Housing issues topped meeting with PM, premier says
Akeeagok says goal of developing at least 1,000 housing units in territory will help address other priorities too
Housing — and Nunavut’s goal of building 1,000 more units — was at the “forefront of discussion” in a meeting last week with Prime Minister Justin Trudeau, says Premier P.J. Akeeagok.
Akeeagok said the May 12 sit-down at the prime minister’s office in Ottawa was his first in-person meeting with Trudeau since Nunavut’s Katujjiluta mandate was announced during the throne speech in March.
Katujjiluta — which means “a commitment to work in unity to manifest the courageous dream” — was planned with Nunavut Tunngavik Inc., and the territory’s three regional Inuit organizations: Qikiqtani Inuit Association, Kivalliq Inuit Association and the Kitikmeot Inuit Association.
In an interview with Nunatsiaq News on Tuesday, Akeeagok said the meeting was an opportunity to discuss the goal of developing at least 1,000 housing units. over four years across the territory.
By providing more housing and better accommodation, he hopes other social issues will also be improved.
“Housing was at the forefront of the discussion I had with him,” Akeeagok said.
“We all realize the impact the lack of housing has had right across the board — look at the rates of suicide, the impact on our culture … the impact on mental health, the impact on sexual health … education levels and employment levels, among other areas.”
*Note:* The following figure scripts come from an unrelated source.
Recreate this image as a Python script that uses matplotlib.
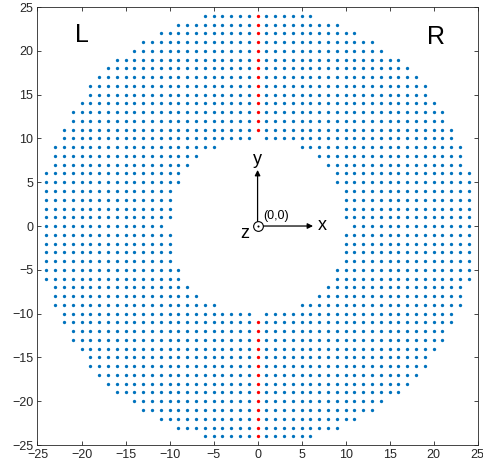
import matplotlib
matplotlib.use("Agg")
import matplotlib.pyplot as plt

plt.rcParams['font.family'] = ['Liberation Sans', 'DejaVu Sans']

# Per-row (|y| = 0..24) largest |x| of points on the outer edge
outer_half = [24, 24, 24, 24, 24, 24, 24, 23, 23, 23, 22, 22, 21, 21, 20,
              19, 19, 18, 17, 16, 14, 13, 11, 9, 6]
# Per-row (|y| = 0..10) largest |x| of the empty inner hole (-1 means no hole)
inner_half = [10, 9, 9, 9, 9, 8, 8, 7, 6, 4, 0]

xticks = [-25, -20, -15, -10, -5, 0, 5, 10, 15, 20, 25]
yticks = [-25, -20, -15, -10, -5, 0, 5, 10, 15, 20, 25]

blue_x, blue_y, red_x, red_y = [], [], [], []
for ay, ow in enumerate(outer_half):
    ih = inner_half[ay] if ay < len(inner_half) else -1
    for y in ([ay] if ay == 0 else [ay, -ay]):
        for x in range(-ow, ow + 1):
            if abs(x) <= ih:
                continue
            if x == 0:
                red_x.append(x); red_y.append(y)
            else:
                blue_x.append(x); blue_y.append(y)

fig = plt.figure(figsize=(4.83, 4.68), dpi=100)
ax = fig.add_axes([0.0776, 0.0491, 0.9114, 0.9359])

ax.plot(blue_x, blue_y, 'o', color='#0072BD', ms=2.4, mew=0, ls='none')
ax.plot(red_x, red_y, 'o', color='#FF0000', ms=2.4, mew=0, ls='none')

# coordinate system sketch
ax.annotate('', xy=(0, 6.4), xytext=(0, 0),
            arrowprops=dict(arrowstyle='-|>', color='k', lw=0.9,
                            mutation_scale=8, shrinkA=0, shrinkB=0))
ax.annotate('', xy=(6.3, 0), xytext=(0, 0),
            arrowprops=dict(arrowstyle='-|>', color='k', lw=0.9,
                            mutation_scale=8, shrinkA=0, shrinkB=0))
ax.plot(0, 0, 'o', mfc='white', mec='k', ms=7, mew=0.8, zorder=5)
ax.plot(0, 0, 'o', color='k', ms=1.5, mew=0, zorder=6)
ax.text(0, 7.6, 'y', fontsize=13, ha='center', va='center')
ax.text(7.3, 0.1, 'x', fontsize=13, ha='center', va='center')
ax.text(-1.5, -0.8, 'z', fontsize=13, ha='center', va='center')
ax.text(2.05, 1.2, '(0,0)', fontsize=9, ha='center', va='center')

ax.text(-19.9, 21.8, 'L', fontsize=18, ha='center', va='center')
ax.text(20.3, 21.6, 'R', fontsize=18, ha='center', va='center')

ax.set_xlim(-25, 25)
ax.set_ylim(-25, 25)
ax.set_xticks(xticks)
ax.set_yticks(yticks)
ax.tick_params(direction='in', length=3.2, width=0.6, colors='#262626',
               labelsize=9, top=True, right=True, pad=3)
for s in ax.spines.values():
    s.set_color('#262626')
    s.set_linewidth(0.6)

fig.savefig('out.png', dpi=100)
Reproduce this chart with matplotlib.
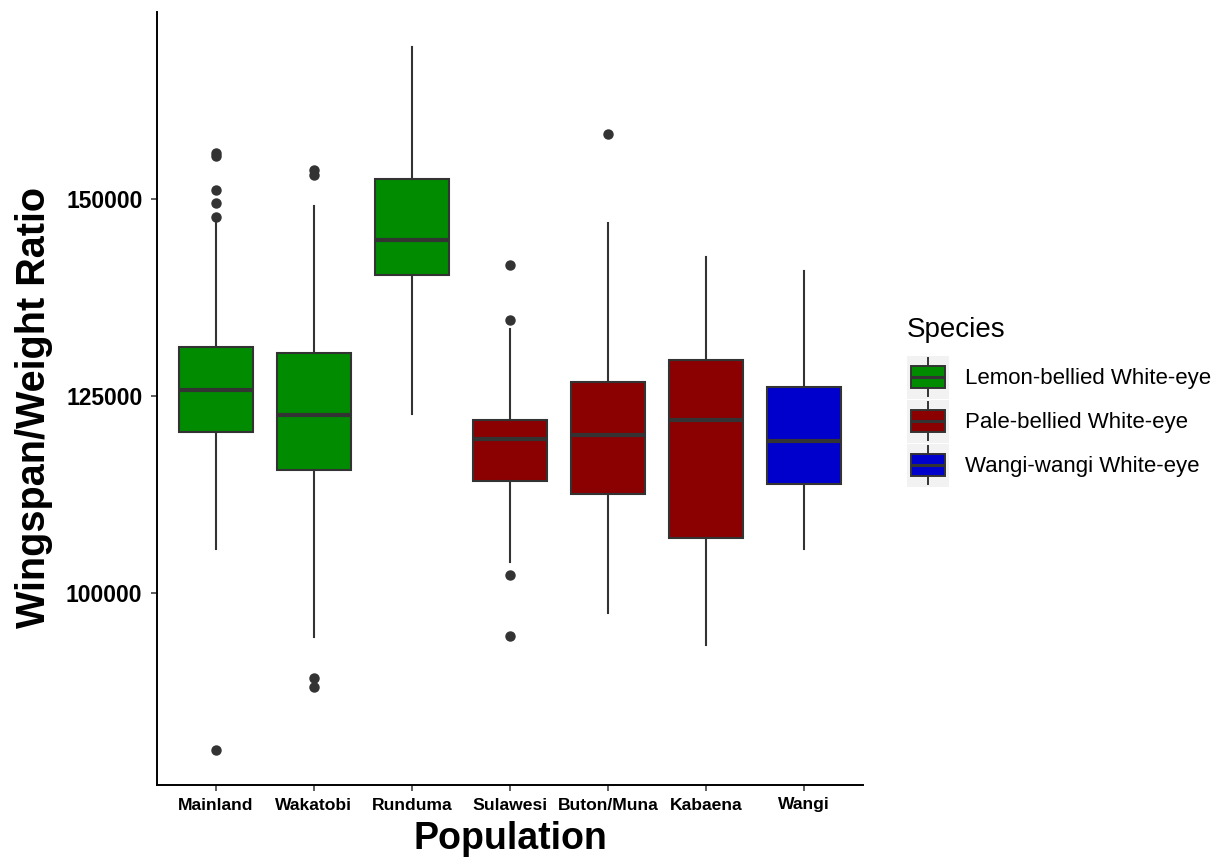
import matplotlib
matplotlib.use("Agg")
import matplotlib.pyplot as plt
from matplotlib.patches import Rectangle, Patch
from matplotlib.lines import Line2D
from matplotlib.legend_handler import HandlerBase

plt.rcParams['font.family'] = ['Liberation Sans', 'DejaVu Sans']

# ---- data ----
populations = ["Mainland", "Wakatobi", "Runduma", "Sulawesi", "Buton/Muna", "Kabaena", "Wangi"]
pop_species = ["Lemon-bellied White-eye", "Lemon-bellied White-eye", "Lemon-bellied White-eye",
               "Pale-bellied White-eye", "Pale-bellied White-eye", "Pale-bellied White-eye",
               "Wangi-wangi White-eye"]
q1 = [120460, 115620, 140420, 114140, 112520, 106960, 113800]
medians = [125810, 122590, 144790, 119530, 120080, 121910, 119310]
q3 = [131210, 130490, 152530, 121950, 126750, 129600, 126120]
whisker_low = [105520, 94390, 122720, 103900, 97450, 93410, 105610]
whisker_high = [147050, 149180, 169310, 133460, 146920, 142680, 140840]
outliers = [
    [147700, 149470, 151160, 155460, 155840, 80040],
    [153070, 153710, 89170, 88020],
    [],
    [134690, 141610, 102200, 94470],
    [158300],
    [],
    [],
]
species_names = ["Lemon-bellied White-eye", "Pale-bellied White-eye", "Wangi-wangi White-eye"]
species_colors = ["#008B00", "#8B0000", "#0000CD"]
yticks = [100000, 125000, 150000]

color_of = dict(zip(species_names, species_colors))
EDGE = "#333333"

fig = plt.figure(figsize=(12.22, 8.57), dpi=100)
ax = fig.add_axes([157 / 1222, 1 - 785 / 857, (863 - 157) / 1222, (785 - 12) / 857])

stats = []
for i, p in enumerate(populations):
    stats.append(dict(label=p, q1=q1[i], med=medians[i], q3=q3[i],
                      whislo=whisker_low[i], whishi=whisker_high[i], fliers=outliers[i]))

positions = list(range(1, len(populations) + 1))
bp = ax.bxp(stats, positions=positions, widths=0.75, patch_artist=True, showcaps=False,
            boxprops=dict(edgecolor=EDGE, linewidth=1.5),
            whiskerprops=dict(color=EDGE, linewidth=1.5),
            medianprops=dict(color=EDGE, linewidth=3.0, solid_capstyle='butt'),
            flierprops=dict(marker='o', markerfacecolor=EDGE, markeredgecolor=EDGE,
                            markersize=6.5, linestyle='none'))
for patch, sp in zip(bp['boxes'], pop_species):
    patch.set_facecolor(color_of[sp])

ax.set_xlim(0.4, len(populations) + 0.6)
ax.set_ylim(75570, 173770)
ax.set_yticks(yticks)
ax.set_yticklabels([str(v) for v in yticks])
ax.set_xticks(positions)
ax.set_xticklabels(populations)

for s in ['top', 'right']:
    ax.spines[s].set_visible(False)
for s in ['left', 'bottom']:
    ax.spines[s].set_linewidth(1.4)
    ax.spines[s].set_color('black')

ax.tick_params(axis='y', length=4.5, width=1.1, color=EDGE, pad=6, labelsize=16.5)
ax.tick_params(axis='x', length=4.5, width=1.1, color=EDGE, pad=4.5, labelsize=12.6)
for lab in ax.get_yticklabels() + ax.get_xticklabels():
    lab.set_fontweight('bold')
    lab.set_color('black')

ax.set_xlabel("Population", fontsize=27, fontweight='bold')
ax.set_ylabel("Wingspan/Weight Ratio", fontsize=28.5, fontweight='bold')
ax.xaxis.set_label_coords(0.5, -0.046)
ax.yaxis.set_label_coords(-0.148, 0.489)


class BoxHandler(HandlerBase):
    def create_artists(self, legend, orig_handle, xdescent, ydescent, width, height,
                       fontsize, trans):
        x0, y0 = -xdescent, -ydescent
        fc = orig_handle.get_facecolor()
        bg = Rectangle((x0, y0), width, height, facecolor='#F2F2F2', edgecolor='none',
                       transform=trans)
        bx0 = x0 + width * 0.09
        bw = width * 0.82
        by0 = y0 + height * 0.25
        bh = height * 0.50
        xc = x0 + width / 2
        w1 = Line2D([xc, xc], [y0 + height * 0.06, by0], color=EDGE, lw=1.4, transform=trans)
        w2 = Line2D([xc, xc], [by0 + bh, y0 + height * 0.94], color=EDGE, lw=1.4, transform=trans)
        box = Rectangle((bx0, by0), bw, bh, facecolor=fc, edgecolor=EDGE, lw=1.4,
                        transform=trans)
        med = Line2D([bx0, bx0 + bw], [by0 + bh / 2, by0 + bh / 2], color=EDGE, lw=2.2,
                     solid_capstyle='butt', transform=trans)
        return [bg, w1, w2, box, med]


handles = [Patch(facecolor=c, edgecolor=EDGE) for c in species_colors]
leg = fig.legend(handles, species_names, title="Species", loc='upper left',
                 bbox_to_anchor=(907 / 1222, 1 - 317 / 857), frameon=False,
                 fontsize=16, title_fontsize=20, handler_map={Patch: BoxHandler()},
                 handlelength=1.89, handleheight=2.6, labelspacing=0.05,
                 handletextpad=0.7, borderpad=0, borderaxespad=0, alignment='left')
leg._legend_box.sep = 9

fig.savefig("out.png", dpi=100, facecolor='white')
He said he and Trudeau also discussed the federal budget released earlier this year, and the $60 million it provides for the Government of Nunavut as well as $845 million to address housing needs in Inuit communities.
The Katujjiluta mandate identifies the GN’s priorities for the next four years.
It aims to improve elder care in the territory through construction of long-term care facilities, housing units for elders and seniors, and training in linguistic and cultural sensitivity for staff working in continuing-care facilities.
It also addresses challenges involving mental health and suicide prevention through creating better opportunities, access to training, and formal recognition for Inuit to provide culturally and linguistically relevant mental health and well-being programs and services.
As well, it invests in local mental health, suicide prevention and addictions treatment programs that address root causes such as trauma, bullying and discrimination.
Akeeagok said other issues discussed with Trudeau included Arctic sovereignty, infrastructure development and collaboration.
Also, he said, the need for the territorial and federal governments to work closely together as negotiations continue toward the transfer of Nunavut’s public lands and resources to the territorial government, which will allow more decisions to be made closer to home.